──────── INPUT FOR THIS TASK

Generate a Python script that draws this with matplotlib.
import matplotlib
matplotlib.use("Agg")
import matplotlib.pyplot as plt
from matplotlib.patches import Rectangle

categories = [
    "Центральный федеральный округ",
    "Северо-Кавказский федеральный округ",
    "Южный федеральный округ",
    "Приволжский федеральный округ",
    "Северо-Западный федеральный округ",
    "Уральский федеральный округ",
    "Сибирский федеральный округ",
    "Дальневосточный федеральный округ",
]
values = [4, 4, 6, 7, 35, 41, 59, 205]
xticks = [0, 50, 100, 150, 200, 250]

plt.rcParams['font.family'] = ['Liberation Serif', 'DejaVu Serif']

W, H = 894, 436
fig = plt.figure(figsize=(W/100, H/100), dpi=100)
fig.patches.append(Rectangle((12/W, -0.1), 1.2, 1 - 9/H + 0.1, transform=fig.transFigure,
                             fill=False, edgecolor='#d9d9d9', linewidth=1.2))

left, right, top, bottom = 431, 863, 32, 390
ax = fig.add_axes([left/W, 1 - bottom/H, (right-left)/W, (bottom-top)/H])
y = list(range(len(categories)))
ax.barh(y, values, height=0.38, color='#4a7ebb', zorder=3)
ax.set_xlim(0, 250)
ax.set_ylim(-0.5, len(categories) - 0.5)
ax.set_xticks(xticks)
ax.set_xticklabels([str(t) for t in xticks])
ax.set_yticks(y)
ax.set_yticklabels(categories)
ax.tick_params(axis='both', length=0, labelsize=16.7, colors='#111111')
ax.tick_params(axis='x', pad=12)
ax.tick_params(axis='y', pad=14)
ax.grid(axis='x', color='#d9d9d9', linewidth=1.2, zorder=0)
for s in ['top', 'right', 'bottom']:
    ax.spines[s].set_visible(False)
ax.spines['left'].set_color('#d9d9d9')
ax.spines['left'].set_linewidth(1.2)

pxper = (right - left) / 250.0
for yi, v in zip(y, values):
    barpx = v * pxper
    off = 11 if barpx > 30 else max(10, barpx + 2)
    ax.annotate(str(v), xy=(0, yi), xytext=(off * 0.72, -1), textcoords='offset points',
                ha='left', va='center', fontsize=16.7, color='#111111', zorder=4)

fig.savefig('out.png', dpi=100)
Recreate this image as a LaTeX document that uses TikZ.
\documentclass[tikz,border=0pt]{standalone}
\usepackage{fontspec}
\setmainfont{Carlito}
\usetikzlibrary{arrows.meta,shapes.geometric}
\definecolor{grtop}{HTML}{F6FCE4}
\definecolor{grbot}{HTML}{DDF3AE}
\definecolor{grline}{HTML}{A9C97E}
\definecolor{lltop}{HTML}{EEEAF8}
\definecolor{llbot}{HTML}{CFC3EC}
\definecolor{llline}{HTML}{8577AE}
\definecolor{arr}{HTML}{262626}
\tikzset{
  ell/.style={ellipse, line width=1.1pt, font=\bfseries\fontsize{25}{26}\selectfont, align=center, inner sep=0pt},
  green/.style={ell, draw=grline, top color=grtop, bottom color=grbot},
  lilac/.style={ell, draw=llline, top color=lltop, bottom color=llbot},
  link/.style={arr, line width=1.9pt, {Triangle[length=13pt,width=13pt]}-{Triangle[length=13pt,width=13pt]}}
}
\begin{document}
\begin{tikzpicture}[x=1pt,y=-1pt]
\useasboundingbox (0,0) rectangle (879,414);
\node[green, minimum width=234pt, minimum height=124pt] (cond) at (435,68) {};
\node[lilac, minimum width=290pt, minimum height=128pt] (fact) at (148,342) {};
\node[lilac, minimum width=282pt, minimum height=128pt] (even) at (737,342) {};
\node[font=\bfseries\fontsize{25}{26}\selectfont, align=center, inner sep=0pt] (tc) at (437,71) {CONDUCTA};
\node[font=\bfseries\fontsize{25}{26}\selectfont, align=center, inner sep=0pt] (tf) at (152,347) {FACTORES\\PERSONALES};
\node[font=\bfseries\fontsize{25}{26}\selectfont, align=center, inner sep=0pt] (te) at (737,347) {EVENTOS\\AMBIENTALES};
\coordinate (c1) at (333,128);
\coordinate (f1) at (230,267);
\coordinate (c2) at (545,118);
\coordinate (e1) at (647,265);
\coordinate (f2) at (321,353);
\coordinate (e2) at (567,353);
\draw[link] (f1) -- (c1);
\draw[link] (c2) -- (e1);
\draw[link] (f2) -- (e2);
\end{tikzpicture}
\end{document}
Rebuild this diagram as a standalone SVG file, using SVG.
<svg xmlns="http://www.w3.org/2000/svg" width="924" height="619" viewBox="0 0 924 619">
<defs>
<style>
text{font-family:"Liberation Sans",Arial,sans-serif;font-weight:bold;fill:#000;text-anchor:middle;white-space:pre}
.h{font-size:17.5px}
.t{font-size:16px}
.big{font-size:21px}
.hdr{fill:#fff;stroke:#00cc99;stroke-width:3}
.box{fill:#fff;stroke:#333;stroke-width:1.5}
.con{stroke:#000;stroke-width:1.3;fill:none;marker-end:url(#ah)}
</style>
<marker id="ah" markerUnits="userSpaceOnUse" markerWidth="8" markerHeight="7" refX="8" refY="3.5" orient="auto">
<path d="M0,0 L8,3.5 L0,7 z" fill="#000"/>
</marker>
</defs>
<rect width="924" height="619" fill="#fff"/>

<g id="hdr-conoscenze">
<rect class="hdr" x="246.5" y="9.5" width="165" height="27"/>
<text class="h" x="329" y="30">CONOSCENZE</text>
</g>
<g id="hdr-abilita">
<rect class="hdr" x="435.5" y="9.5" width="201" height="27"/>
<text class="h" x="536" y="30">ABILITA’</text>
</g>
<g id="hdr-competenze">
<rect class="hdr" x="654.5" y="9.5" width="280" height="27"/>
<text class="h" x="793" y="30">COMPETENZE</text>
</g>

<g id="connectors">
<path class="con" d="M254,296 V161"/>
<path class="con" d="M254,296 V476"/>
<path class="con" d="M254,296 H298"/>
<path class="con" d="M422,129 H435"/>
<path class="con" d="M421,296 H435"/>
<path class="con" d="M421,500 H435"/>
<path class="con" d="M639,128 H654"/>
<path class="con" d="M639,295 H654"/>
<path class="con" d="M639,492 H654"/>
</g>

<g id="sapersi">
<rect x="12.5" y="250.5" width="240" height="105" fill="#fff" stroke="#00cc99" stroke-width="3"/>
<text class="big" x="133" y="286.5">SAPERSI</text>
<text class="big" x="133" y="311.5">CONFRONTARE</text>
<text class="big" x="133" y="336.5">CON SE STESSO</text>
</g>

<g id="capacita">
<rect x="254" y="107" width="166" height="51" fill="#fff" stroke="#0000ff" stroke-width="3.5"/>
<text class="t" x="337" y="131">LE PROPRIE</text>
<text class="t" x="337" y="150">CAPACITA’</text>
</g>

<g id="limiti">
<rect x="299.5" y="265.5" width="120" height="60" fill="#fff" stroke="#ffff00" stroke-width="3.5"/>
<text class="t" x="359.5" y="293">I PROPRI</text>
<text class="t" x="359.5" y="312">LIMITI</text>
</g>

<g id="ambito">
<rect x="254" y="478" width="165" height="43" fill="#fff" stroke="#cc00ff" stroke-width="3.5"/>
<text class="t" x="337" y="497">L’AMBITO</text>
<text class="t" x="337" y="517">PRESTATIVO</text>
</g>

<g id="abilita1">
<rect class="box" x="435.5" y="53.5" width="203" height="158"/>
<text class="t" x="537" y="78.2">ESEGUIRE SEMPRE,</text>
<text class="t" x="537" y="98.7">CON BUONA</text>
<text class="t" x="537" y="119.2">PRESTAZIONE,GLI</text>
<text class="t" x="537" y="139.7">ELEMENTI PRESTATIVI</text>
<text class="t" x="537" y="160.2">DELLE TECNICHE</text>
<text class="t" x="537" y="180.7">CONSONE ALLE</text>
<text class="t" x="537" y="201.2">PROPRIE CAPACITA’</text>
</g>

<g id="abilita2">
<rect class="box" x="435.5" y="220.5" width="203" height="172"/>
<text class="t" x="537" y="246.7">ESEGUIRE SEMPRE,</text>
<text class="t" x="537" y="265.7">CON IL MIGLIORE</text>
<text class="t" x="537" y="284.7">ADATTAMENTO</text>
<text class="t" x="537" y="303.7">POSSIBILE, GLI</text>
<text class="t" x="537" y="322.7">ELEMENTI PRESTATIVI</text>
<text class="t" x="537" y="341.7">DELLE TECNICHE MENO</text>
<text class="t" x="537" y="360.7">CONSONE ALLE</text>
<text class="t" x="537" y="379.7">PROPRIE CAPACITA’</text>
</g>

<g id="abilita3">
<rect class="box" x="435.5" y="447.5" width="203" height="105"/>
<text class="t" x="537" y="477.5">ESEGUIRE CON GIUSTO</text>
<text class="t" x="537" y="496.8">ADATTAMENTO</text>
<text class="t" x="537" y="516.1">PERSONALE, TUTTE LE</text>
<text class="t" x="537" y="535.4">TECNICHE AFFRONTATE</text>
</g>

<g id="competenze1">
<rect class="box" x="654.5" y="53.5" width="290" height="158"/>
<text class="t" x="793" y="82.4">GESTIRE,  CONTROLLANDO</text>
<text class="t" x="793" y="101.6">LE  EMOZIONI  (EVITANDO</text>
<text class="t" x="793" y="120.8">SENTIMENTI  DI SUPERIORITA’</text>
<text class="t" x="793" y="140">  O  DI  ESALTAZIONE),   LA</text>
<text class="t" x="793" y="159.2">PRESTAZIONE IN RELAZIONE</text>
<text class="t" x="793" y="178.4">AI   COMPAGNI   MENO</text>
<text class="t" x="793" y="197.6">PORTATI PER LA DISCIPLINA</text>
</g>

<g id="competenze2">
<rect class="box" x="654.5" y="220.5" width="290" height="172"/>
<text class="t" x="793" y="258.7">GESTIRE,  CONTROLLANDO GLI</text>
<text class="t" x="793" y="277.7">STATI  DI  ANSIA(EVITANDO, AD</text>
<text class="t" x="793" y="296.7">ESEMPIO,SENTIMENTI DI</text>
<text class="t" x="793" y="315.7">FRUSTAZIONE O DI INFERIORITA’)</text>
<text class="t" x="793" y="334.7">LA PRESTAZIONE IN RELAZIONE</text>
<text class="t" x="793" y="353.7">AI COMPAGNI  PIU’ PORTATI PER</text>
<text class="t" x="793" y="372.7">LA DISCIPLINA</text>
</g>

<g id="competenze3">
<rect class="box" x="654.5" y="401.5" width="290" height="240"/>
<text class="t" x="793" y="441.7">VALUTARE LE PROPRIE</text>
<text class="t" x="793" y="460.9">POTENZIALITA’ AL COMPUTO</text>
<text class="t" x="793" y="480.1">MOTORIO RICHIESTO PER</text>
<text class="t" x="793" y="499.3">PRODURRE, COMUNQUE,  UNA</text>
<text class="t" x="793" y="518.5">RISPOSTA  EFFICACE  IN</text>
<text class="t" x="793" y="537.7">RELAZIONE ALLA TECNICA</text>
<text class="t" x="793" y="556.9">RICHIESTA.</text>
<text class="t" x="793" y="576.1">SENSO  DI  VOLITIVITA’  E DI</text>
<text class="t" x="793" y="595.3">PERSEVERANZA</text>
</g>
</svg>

────────────────

EXERCISE INSTRUCTIONS: Please reproduce exactly the lines above, beginning with the first and ending with the line that contains "fill=False, edgecolor='#d9d9d9', linewidth=1.2))", and include nothing outside that range.

THE COMPLETED TASK:
Generate a Python script that draws this with matplotlib.
import matplotlib
matplotlib.use("Agg")
import matplotlib.pyplot as plt
from matplotlib.patches import Rectangle

categories = [
    "Центральный федеральный округ",
    "Северо-Кавказский федеральный округ",
    "Южный федеральный округ",
    "Приволжский федеральный округ",
    "Северо-Западный федеральный округ",
    "Уральский федеральный округ",
    "Сибирский федеральный округ",
    "Дальневосточный федеральный округ",
]
values = [4, 4, 6, 7, 35, 41, 59, 205]
xticks = [0, 50, 100, 150, 200, 250]

plt.rcParams['font.family'] = ['Liberation Serif', 'DejaVu Serif']

W, H = 894, 436
fig = plt.figure(figsize=(W/100, H/100), dpi=100)
fig.patches.append(Rectangle((12/W, -0.1), 1.2, 1 - 9/H + 0.1, transform=fig.transFigure,
                             fill=False, edgecolor='#d9d9d9', linewidth=1.2))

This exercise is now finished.